Please transcribe the data below exactly. Leave the pictures out.

**Recorded information**
##############################

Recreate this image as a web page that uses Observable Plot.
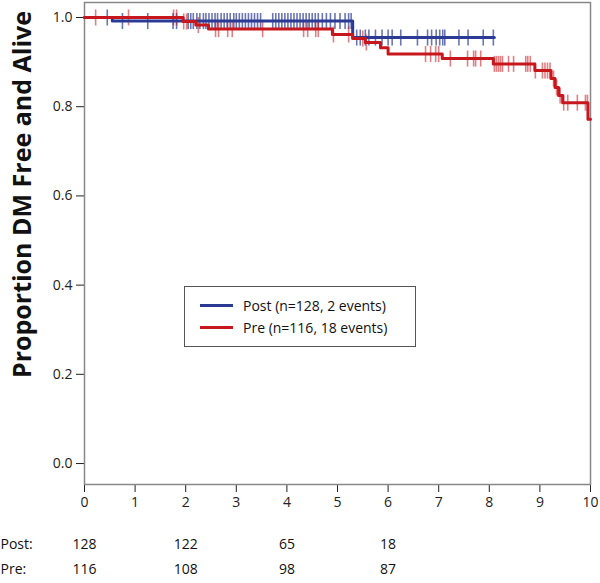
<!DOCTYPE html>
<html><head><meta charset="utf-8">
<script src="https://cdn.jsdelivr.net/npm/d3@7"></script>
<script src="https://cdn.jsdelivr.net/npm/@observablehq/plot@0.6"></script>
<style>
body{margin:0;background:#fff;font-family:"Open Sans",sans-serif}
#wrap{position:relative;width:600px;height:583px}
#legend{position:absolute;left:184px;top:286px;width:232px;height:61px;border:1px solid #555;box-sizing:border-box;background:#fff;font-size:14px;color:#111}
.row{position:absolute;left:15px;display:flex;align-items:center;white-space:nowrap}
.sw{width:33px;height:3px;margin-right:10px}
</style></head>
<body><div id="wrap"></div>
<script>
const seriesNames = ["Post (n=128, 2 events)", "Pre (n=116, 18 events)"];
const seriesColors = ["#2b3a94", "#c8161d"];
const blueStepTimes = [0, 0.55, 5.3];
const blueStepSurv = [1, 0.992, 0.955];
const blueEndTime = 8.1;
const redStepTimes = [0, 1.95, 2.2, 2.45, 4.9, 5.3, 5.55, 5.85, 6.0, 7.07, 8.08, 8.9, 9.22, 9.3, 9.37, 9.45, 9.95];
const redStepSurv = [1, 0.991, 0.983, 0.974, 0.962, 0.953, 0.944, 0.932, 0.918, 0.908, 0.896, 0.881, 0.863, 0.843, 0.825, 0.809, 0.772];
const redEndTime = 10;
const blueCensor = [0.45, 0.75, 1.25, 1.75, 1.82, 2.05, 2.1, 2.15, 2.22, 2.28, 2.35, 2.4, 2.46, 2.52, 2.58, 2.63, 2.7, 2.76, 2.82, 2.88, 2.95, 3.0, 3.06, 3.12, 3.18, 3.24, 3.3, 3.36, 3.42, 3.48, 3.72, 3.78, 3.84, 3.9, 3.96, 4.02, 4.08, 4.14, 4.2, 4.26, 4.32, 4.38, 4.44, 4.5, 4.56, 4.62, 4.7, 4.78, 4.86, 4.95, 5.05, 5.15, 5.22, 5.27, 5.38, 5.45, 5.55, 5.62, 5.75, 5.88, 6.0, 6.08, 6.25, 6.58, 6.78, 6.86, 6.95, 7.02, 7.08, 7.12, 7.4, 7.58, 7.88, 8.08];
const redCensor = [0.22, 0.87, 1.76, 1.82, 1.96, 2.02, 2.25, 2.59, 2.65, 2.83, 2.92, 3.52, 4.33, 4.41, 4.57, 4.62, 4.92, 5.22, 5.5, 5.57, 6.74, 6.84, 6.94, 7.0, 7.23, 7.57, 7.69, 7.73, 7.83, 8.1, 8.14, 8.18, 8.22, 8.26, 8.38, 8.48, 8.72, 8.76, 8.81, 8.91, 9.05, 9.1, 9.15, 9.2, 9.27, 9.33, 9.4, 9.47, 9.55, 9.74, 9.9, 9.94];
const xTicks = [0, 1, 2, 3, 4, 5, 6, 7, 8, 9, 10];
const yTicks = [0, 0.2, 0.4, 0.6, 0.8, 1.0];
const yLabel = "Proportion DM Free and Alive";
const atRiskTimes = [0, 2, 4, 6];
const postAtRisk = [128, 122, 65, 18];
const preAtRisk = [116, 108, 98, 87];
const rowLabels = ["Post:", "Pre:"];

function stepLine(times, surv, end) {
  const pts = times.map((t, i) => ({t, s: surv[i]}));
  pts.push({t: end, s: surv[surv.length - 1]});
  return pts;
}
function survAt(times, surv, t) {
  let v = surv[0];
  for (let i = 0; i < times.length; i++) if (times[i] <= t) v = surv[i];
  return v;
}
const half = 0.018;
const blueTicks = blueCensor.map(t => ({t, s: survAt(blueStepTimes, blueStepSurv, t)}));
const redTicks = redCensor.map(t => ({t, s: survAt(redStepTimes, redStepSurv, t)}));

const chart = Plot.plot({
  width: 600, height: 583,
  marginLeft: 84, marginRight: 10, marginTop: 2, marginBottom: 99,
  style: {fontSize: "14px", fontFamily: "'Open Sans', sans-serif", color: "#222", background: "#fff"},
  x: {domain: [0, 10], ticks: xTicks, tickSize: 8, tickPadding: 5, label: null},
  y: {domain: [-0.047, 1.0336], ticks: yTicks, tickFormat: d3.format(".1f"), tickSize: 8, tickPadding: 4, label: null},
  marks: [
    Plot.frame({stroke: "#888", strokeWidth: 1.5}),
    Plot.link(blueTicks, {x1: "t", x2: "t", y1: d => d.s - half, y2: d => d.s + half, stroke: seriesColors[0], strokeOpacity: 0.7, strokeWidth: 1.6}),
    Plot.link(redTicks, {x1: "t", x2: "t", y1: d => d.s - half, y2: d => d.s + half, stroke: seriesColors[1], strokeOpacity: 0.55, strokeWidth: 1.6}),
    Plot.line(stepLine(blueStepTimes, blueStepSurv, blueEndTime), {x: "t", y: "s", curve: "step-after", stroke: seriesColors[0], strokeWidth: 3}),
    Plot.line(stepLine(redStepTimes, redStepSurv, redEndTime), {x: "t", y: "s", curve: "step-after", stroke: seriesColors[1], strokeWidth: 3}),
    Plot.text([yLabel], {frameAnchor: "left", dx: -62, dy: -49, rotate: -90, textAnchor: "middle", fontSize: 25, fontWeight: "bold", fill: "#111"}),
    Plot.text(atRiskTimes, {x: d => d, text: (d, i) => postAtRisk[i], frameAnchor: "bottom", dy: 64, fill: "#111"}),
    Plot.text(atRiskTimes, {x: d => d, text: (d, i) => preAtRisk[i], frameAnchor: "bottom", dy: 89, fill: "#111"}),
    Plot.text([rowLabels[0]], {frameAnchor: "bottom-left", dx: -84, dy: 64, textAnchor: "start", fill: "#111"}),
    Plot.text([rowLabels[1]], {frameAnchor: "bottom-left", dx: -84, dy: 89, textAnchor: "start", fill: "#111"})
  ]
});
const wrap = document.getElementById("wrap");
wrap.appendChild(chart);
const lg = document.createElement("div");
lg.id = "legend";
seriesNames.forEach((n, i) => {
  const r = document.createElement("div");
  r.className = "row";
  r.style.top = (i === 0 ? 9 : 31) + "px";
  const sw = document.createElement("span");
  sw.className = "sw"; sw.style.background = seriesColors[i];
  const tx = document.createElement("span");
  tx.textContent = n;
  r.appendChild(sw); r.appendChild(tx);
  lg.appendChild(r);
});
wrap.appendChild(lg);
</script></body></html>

##############################

**Reply to the task**
Recreate this image as a web page that uses Observable Plot.
<!DOCTYPE html>
<html><head><meta charset="utf-8">
<script src="https://cdn.jsdelivr.net/npm/d3@7"></script>
<script src="https://cdn.jsdelivr.net/npm/@observablehq/plot@0.6"></script>
<style>
body{margin:0;background:#fff;font-family:"Open Sans",sans-serif}
#wrap{position:relative;width:600px;height:583px}
#legend{position:absolute;left:184px;top:286px;width:232px;height:61px;border:1px solid #555;box-sizing:border-box;background:#fff;font-size:14px;color:#111}
.row{position:absolute;left:15px;display:flex;align-items:center;white-space:nowrap}
.sw{width:33px;height:3px;margin-right:10px}
</style></head>
<body><div id="wrap"></div>
<script>
const seriesNames = ["Post (n=128, 2 events)", "Pre (n=116, 18 events)"];
const seriesColors = ["#2b3a94", "#c8161d"];
const blueStepTimes = [0, 0.55, 5.3];
const blueStepSurv = [1, 0.992, 0.955];
const blueEndTime = 8.1;
const redStepTimes = [0, 1.95, 2.2, 2.45, 4.9, 5.3, 5.55, 5.85, 6.0, 7.07, 8.08, 8.9, 9.22, 9.3, 9.37, 9.45, 9.95];
const redStepSurv = [1, 0.991, 0.983, 0.974, 0.962, 0.953, 0.944, 0.932, 0.918, 0.908, 0.896, 0.881, 0.863, 0.843, 0.825, 0.809, 0.772];
const redEndTime = 10;
const blueCensor = [0.45, 0.75, 1.25, 1.75, 1.82, 2.05, 2.1, 2.15, 2.22, 2.28, 2.35, 2.4, 2.46, 2.52, 2.58, 2.63, 2.7, 2.76, 2.82, 2.88, 2.95, 3.0, 3.06, 3.12, 3.18, 3.24, 3.3, 3.36, 3.42, 3.48, 3.72, 3.78, 3.84, 3.9, 3.96, 4.02, 4.08, 4.14, 4.2, 4.26, 4.32, 4.38, 4.44, 4.5, 4.56, 4.62, 4.7, 4.78, 4.86, 4.95, 5.05, 5.15, 5.22, 5.27, 5.38, 5.45, 5.55, 5.62, 5.75, 5.88, 6.0, 6.08, 6.25, 6.58, 6.78, 6.86, 6.95, 7.02, 7.08, 7.12, 7.4, 7.58, 7.88, 8.08];
const redCensor = [0.22, 0.87, 1.76, 1.82, 1.96, 2.02, 2.25, 2.59, 2.65, 2.83, 2.92, 3.52, 4.33, 4.41, 4.57, 4.62, 4.92, 5.22, 5.5, 5.57, 6.74, 6.84, 6.94, 7.0, 7.23, 7.57, 7.69, 7.73, 7.83, 8.1, 8.14, 8.18, 8.22, 8.26, 8.38, 8.48, 8.72, 8.76, 8.81, 8.91, 9.05, 9.1, 9.15, 9.2, 9.27, 9.33, 9.4, 9.47, 9.55, 9.74, 9.9, 9.94];
const xTicks = [0, 1, 2, 3, 4, 5, 6, 7, 8, 9, 10];
const yTicks = [0, 0.2, 0.4, 0.6, 0.8, 1.0];
const yLabel = "Proportion DM Free and Alive";
const atRiskTimes = [0, 2, 4, 6];
const postAtRisk = [128, 122, 65, 18];
const preAtRisk = [116, 108, 98, 87];
const rowLabels = ["Post:", "Pre:"];

function stepLine(times, surv, end) {
  const pts = times.map((t, i) => ({t, s: surv[i]}));
  pts.push({t: end, s: surv[surv.length - 1]});
  return pts;
}
function survAt(times, surv, t) {
  let v = surv[0];
  for (let i = 0; i < times.length; i++) if (times[i] <= t) v = surv[i];
  return v;
}
const half = 0.018;
const blueTicks = blueCensor.map(t => ({t, s: survAt(blueStepTimes, blueStepSurv, t)}));
const redTicks = redCensor.map(t => ({t, s: survAt(redStepTimes, redStepSurv, t)}));

const chart = Plot.plot({
  width: 600, height: 583,
  marginLeft: 84, marginRight: 10, marginTop: 2, marginBottom: 99,
  style: {fontSize: "14px", fontFamily: "'Open Sans', sans-serif", color: "#222", background: "#fff"},
  x: {domain: [0, 10], ticks: xTicks, tickSize: 8, tickPadding: 5, label: null},
  y: {domain: [-0.047, 1.0336], ticks: yTicks, tickFormat: d3.format(".1f"), tickSize: 8, tickPadding: 4, label: null},
  marks: [
    Plot.frame({stroke: "#888", strokeWidth: 1.5}),
    Plot.link(blueTicks, {x1: "t", x2: "t", y1: d => d.s - half, y2: d => d.s + half, stroke: seriesColors[0], strokeOpacity: 0.7, strokeWidth: 1.6}),
    Plot.link(redTicks, {x1: "t", x2: "t", y1: d => d.s - half, y2: d => d.s + half, stroke: seriesColors[1], strokeOpacity: 0.55, strokeWidth: 1.6}),
    Plot.line(stepLine(blueStepTimes, blueStepSurv, blueEndTime), {x: "t", y: "s", curve: "step-after", stroke: seriesColors[0], strokeWidth: 3}),
    Plot.line(stepLine(redStepTimes, redStepSurv, redEndTime), {x: "t", y: "s", curve: "step-after", stroke: seriesColors[1], strokeWidth: 3}),
    Plot.text([yLabel], {frameAnchor: "left", dx: -62, dy: -49, rotate: -90, textAnchor: "middle", fontSize: 25, fontWeight: "bold", fill: "#111"}),
    Plot.text(atRiskTimes, {x: d => d, text: (d, i) => postAtRisk[i], frameAnchor: "bottom", dy: 64, fill: "#111"}),
    Plot.text(atRiskTimes, {x: d => d, text: (d, i) => preAtRisk[i], frameAnchor: "bottom", dy: 89, fill: "#111"}),
    Plot.text([rowLabels[0]], {frameAnchor: "bottom-left", dx: -84, dy: 64, textAnchor: "start", fill: "#111"}),
    Plot.text([rowLabels[1]], {frameAnchor: "bottom-left", dx: -84, dy: 89, textAnchor: "start", fill: "#111"})
  ]
});
const wrap = document.getElementById("wrap");
wrap.appendChild(chart);
const lg = document.createElement("div");
lg.id = "legend";
seriesNames.forEach((n, i) => {
  const r = document.createElement("div");
  r.className = "row";
  r.style.top = (i === 0 ? 9 : 31) + "px";
  const sw = document.createElement("span");
  sw.className = "sw"; sw.style.background = seriesColors[i];
  const tx = document.createElement("span");
  tx.textContent = n;
  r.appendChild(sw); r.appendChild(tx);
  lg.appendChild(r);
});
wrap.appendChild(lg);
</script></body></html>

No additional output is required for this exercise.